**Task to complete**
Copy exactly the lines from the one containing "Emit a component" through the one containing "import * as", both included, and leave out any pictures.

**Entries**

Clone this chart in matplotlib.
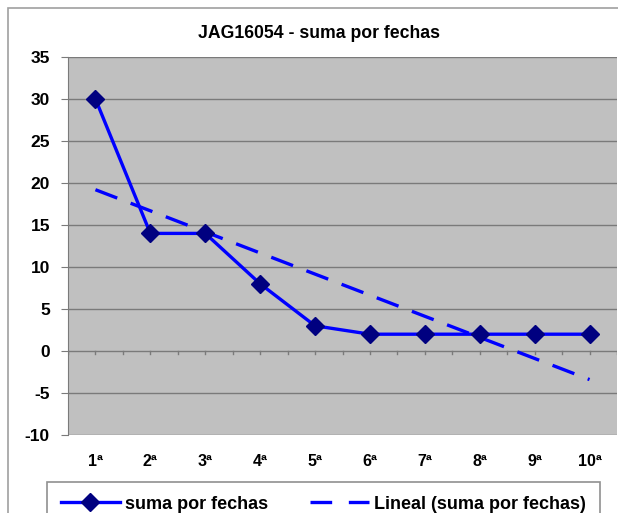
import matplotlib
matplotlib.use("Agg")
import matplotlib.pyplot as plt
from matplotlib.patches import Rectangle
from matplotlib.lines import Line2D
import numpy as np

plt.rcParams['font.family'] = ['Liberation Sans', 'DejaVu Sans']
plt.rcParams['font.weight'] = 'bold'

categories = ['1ª', '2ª', '3ª', '4ª', '5ª', '6ª', '7ª', '8ª', '9ª', '10ª']
suma = [30, 14, 14, 8, 3, 2, 2, 2, 2, 2]
# trend line (Lineal) read at first and last category
trend_ends = [19.2, -3.4]
yticks = [-10, -5, 0, 5, 10, 15, 20, 25, 30, 35]

W, H = 618, 513
fig = plt.figure(figsize=(W / 100, H / 100), dpi=100)

# outer chart frame (right and bottom edges run off the picture)
fig.patches.append(Rectangle((8 / W, -0.1), 1.2, 1.1 - 8 / H,
                             transform=fig.transFigure, fill=False,
                             edgecolor='#a0a0a0', linewidth=1.2))

ax = fig.add_axes([68 / W, (H - 435) / H, (617 - 68) / W, (435 - 57) / H])
ax.set_facecolor('#c0c0c0')
x = np.arange(len(categories))

for v in yticks:
    ax.axhline(v, color='#7a7a7a', linewidth=1.0, zorder=1)

ax.plot([x[0], x[-1]], trend_ends, color='#0000ff', linewidth=2.4,
        dashes=(7.0, 4.3), zorder=2)
ax.plot(x, suma, color='#0000ff', linewidth=2.4, marker='D', markersize=9.5,
        markerfacecolor='#000080', markeredgecolor='#000080', zorder=3)

# small ticks along the zero line
for t in np.arange(-0.5, len(categories), 0.5):
    ax.plot([t, t], [0, -0.35], color='#7a7a7a', linewidth=1.0, zorder=1)

ax.set_xlim(-0.5, len(categories) - 0.5)
ax.set_ylim(-10, 35)
ax.set_yticks(yticks)
ax.set_yticklabels([str(v) for v in yticks], fontsize=12.5, fontweight='bold')
ax.set_xticks([])
for s in ['top', 'right', 'bottom']:
    ax.spines[s].set_visible(False)
ax.spines['left'].set_color('#7a7a7a')
ax.tick_params(axis='y', color='#7a7a7a', length=5, pad=8)

for i, c in enumerate(categories):
    ax.text(i, -13.1, c, ha='center', va='center', fontsize=11.5, fontweight='bold')

fig.text(319 / W, 1 - 33 / H, 'JAG16054 - suma por fechas', ha='center',
         va='center', fontsize=12.7, fontweight='bold')

handles = [
    Line2D([], [], color='#0000ff', linewidth=2.4, marker='D', markersize=9,
           markerfacecolor='#000080', markeredgecolor='#000080'),
    Line2D([], [], color='#0000ff', linewidth=2.4, dashes=(6.5, 5.0)),
]
leg = fig.legend(handles, ['suma por fechas', 'Lineal (suma por fechas)'],
                 loc='upper left', bbox_to_anchor=(47 / W, 1 - 482 / H),
                 ncol=2, fancybox=False, framealpha=1, edgecolor='#909090',
                 handlelength=3.3, handletextpad=0.28, columnspacing=2.3,
                 borderpad=0.75, borderaxespad=0,
                 prop={'weight': 'bold', 'size': 13})
leg.get_frame().set_linewidth(1.2)

fig.savefig('out.png', dpi=100)
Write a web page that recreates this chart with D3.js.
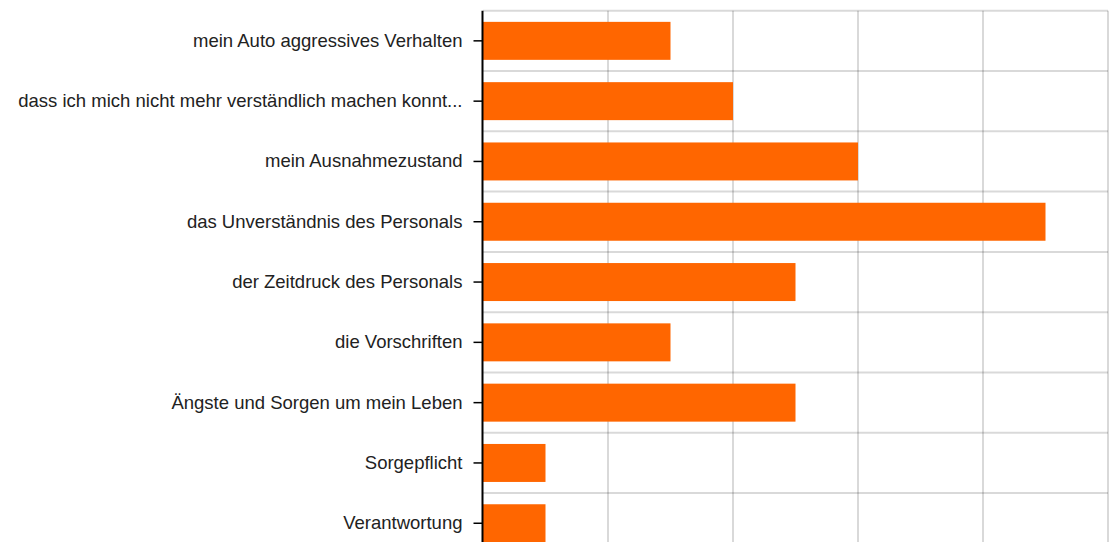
<!DOCTYPE html>
<html>
<head>
<meta charset="utf-8">
<script src="https://d3js.org/d3.v7.min.js"></script>
<style>
  body { margin: 0; background: #fff; }
  svg { display: block; }
</style>
</head>
<body>
<script>
var categories = [
  "mein Auto aggressives Verhalten",
  "dass ich mich nicht mehr verständlich machen konnt...",
  "mein Ausnahmezustand",
  "das Unverständnis des Personals",
  "der Zeitdruck des Personals",
  "die Vorschriften",
  "Ängste und Sorgen um mein Leben",
  "Sorgepflicht",
  "Verantwortung"
];
var values = [3, 4, 6, 9, 5, 3, 5, 1, 1];
var xTicks = [0, 2, 4, 6, 8, 10];

var width = 1115, height = 542;
var marginLeft = 483, marginRight = 1108, marginTop = 10.7;
var rowH = 60.3;

var svg = d3.select("body").append("svg").attr("width", width).attr("height", height);

var x = d3.scaleLinear().domain([0, 10]).range([marginLeft, marginRight]);
var y = d3.scaleBand().domain(categories)
    .range([marginTop, marginTop + rowH * categories.length])
    .paddingInner(0.37).paddingOuter(0.185);

// grid
var grid = svg.append("g").attr("stroke", "#000").attr("stroke-opacity", 0.15).attr("stroke-width", 2);
grid.selectAll("line.v").data(xTicks.slice(1)).enter().append("line")
    .attr("x1", function(d){ return x(d); }).attr("x2", function(d){ return x(d); })
    .attr("y1", marginTop).attr("y2", height);
grid.selectAll("line.h").data(d3.range(categories.length)).enter().append("line")
    .attr("x1", marginLeft).attr("x2", marginRight)
    .attr("y1", function(i){ return marginTop + i * rowH; })
    .attr("y2", function(i){ return marginTop + i * rowH; });

// bars
svg.append("g").selectAll("rect").data(values).enter().append("rect")
    .attr("x", x(0))
    .attr("y", function(d, i){ return y(categories[i]); })
    .attr("width", function(d){ return x(d) - x(0); })
    .attr("height", y.bandwidth())
    .attr("fill", "#ff6600");

// y axis
var yAxis = svg.append("g").attr("transform", "translate(" + (marginLeft - 0.5) + ",0)")
    .call(d3.axisLeft(y).tickSize(9).tickPadding(11).tickSizeOuter(0));
yAxis.select(".domain").attr("stroke", "#000").attr("stroke-width", 2).attr("d", "M0," + marginTop + "V" + height);
yAxis.selectAll(".tick line").attr("stroke", "#000").attr("stroke-width", 1.5);
yAxis.selectAll(".tick text")
    .attr("font-family", "'Liberation Sans', Arial, sans-serif")
    .attr("font-size", 18.5)
    .attr("fill", "#222");
</script>
</body>
</html>
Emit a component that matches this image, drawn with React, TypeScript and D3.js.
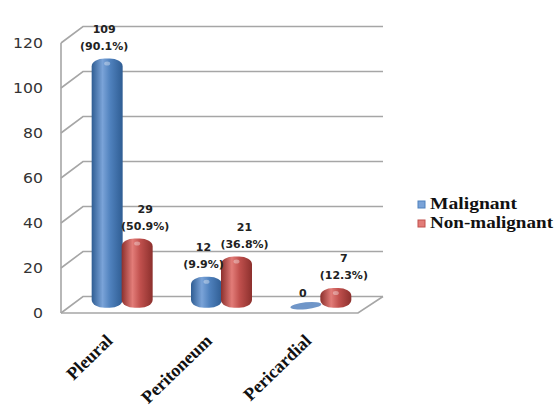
import React from "react";
import * as d3 from "d3";

const categories = ["Pleural", "Peritoneum", "Pericardial"];
const seriesNames = ["Malignant", "Non-malignant"];
const malignant = [109, 12, 0];
const nonMalignant = [29, 21, 7];
const malignantPct = ["90.1%", "9.9%", ""];
const nonMalignantPct = ["50.9%", "36.8%", "12.3%"];
const yTicks = [0, 20, 40, 60, 80, 100, 120];

const W = 555;
const H = 408;
const DX = 22;
const DY = -16.5;

const colors = {
  Malignant: { dark: "#2f5d93", mid: "#4f81bd", light: "#7aa3d8", flat: "#7096c8" },
  "Non-malignant": { dark: "#8c302d", mid: "#c0504d", light: "#e27c78", flat: "#d06a66" },
};

export default function App() {
  const y = d3.scaleLinear().domain([0, 120]).range([313, 43]);
  const x = d3.scaleBand<string>().domain(categories).range([61, 359]).padding(0);
  const xs = d3.scaleBand<string>().domain(seriesNames).range([-30, 30]).padding(0);
  const midX = DX / 2;
  const midY = DY / 2 + 1;

  const frame = "#a6a6a6";
  const bars: React.ReactNode[] = [];
  const labels: React.ReactNode[] = [];

  categories.forEach((c, i) => {
    const cx = (x(c) as number) + x.bandwidth() / 2 + midX;
    seriesNames.forEach((s, j) => {
      const v = j === 0 ? malignant[i] : nonMalignant[i];
      const pct = j === 0 ? malignantPct[i] : nonMalignantPct[i];
      const x0 = cx + (xs(s) as number);
      const w = xs.bandwidth() + 1;
      const base = y(0) + midY;
      const top = y(v) + midY - 2;
      const col = (colors as any)[s];
      if (v === 0) {
        bars.push(
          <ellipse key={`b${i}${j}`} cx={x0 + w / 2} cy={base} rx={w / 2} ry={3.5}
            fill={col.flat} transform={`rotate(-6 ${x0 + w / 2} ${base})`} />
        );
      } else {
        const h = base + 2 - top;
        bars.push(
          <g key={`b${i}${j}`}>
            <rect x={x0} y={top} width={w} height={h} rx={13} ry={Math.min(8, h / 2)}
              fill={`url(#grad${j})`} />
            <ellipse cx={x0 + w * 0.5} cy={top + 5} rx={3} ry={2} fill="#ffffff" opacity={0.35} />
          </g>
        );
      }
      const lx = x0 + w / 2 + (j === 0 ? -3 : 8);
      const lyBase = v === 0 ? base - 9 : top - 9;
      if (pct) {
        labels.push(
          <g key={`l${i}${j}`}>
            <text x={lx} y={lyBase - 17} textAnchor="middle">{v}</text>
            <text x={lx} y={lyBase} textAnchor="middle">({pct})</text>
          </g>
        );
      } else {
        labels.push(
          <text key={`l${i}${j}`} x={lx} y={lyBase} textAnchor="middle">{v}</text>
        );
      }
    });
  });

  const xL = 61;
  const xR = 358;
  return (
    <svg width={W} height={H} style={{ position: "absolute", left: 0, top: 0, background: "#fff" }}>
      <defs>
        {seriesNames.map((s, j) => {
          const col = (colors as any)[s];
          return (
            <linearGradient key={s} id={`grad${j}`} x1="0" x2="1" y1="0" y2="0">
              <stop offset="0" stopColor={col.dark} />
              <stop offset="0.35" stopColor={col.light} />
              <stop offset="0.6" stopColor={col.mid} />
              <stop offset="1" stopColor={col.dark} />
            </linearGradient>
          );
        })}
      </defs>
      <g stroke={frame} strokeWidth={1.6} fill="none">
        {yTicks.map((t) => (
          <path key={t} d={`M${xL},${y(t)}L${xL + DX},${y(t) + DY}L${xR + 25},${y(t) + DY}`} />
        ))}
        <line x1={xL} y1={y(0)} x2={xL} y2={y(120)} />
        <path d={`M${xL},${y(0)}L${xR},${y(0)}L${xR + 25},${y(0) + DY}`} />
      </g>
      <g fontFamily="DejaVu Sans, Verdana, sans-serif" fontSize={14} fill="#333">
        {yTicks.map((t) => (
          <text key={t} transform={`translate(43,${y(t) + 5}) scale(1.12,1)`} textAnchor="end">{t}</text>
        ))}
      </g>
      {bars}
      <g fontFamily="DejaVu Sans, Verdana, sans-serif" fontSize={11} fontWeight="bold" fill="#222">
        {labels}
      </g>
      <g fontFamily="Liberation Serif, Times New Roman, serif" fontSize={18} fontWeight="bold" fill="#111">
        {categories.map((c) => {
          const cx = (x(c) as number) + x.bandwidth() / 2 + 3;
          return (
            <text key={c} transform={`translate(${cx},342) rotate(-44)`} textAnchor="end">{c}</text>
          );
        })}
      </g>
      <g fontFamily="Liberation Serif, Times New Roman, serif" fontSize={16.5} fontWeight="bold" fill="#111">
        {seriesNames.map((s, j) => (
          <g key={s} transform={`translate(418,${201 + j * 19})`}>
            <rect x={0} y={0} width={7} height={7} fill={(colors as any)[s].light} stroke={(colors as any)[s].mid} strokeWidth={1} />
            <text x={12} y={8} textLength={j === 0 ? 87 : 123} lengthAdjust="spacingAndGlyphs">{s}</text>
          </g>
        ))}
      </g>
    </svg>
  );
}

**Final result**
Emit a component that matches this image, drawn with React, TypeScript and D3.js.
import React from "react";
import * as d3 from "d3";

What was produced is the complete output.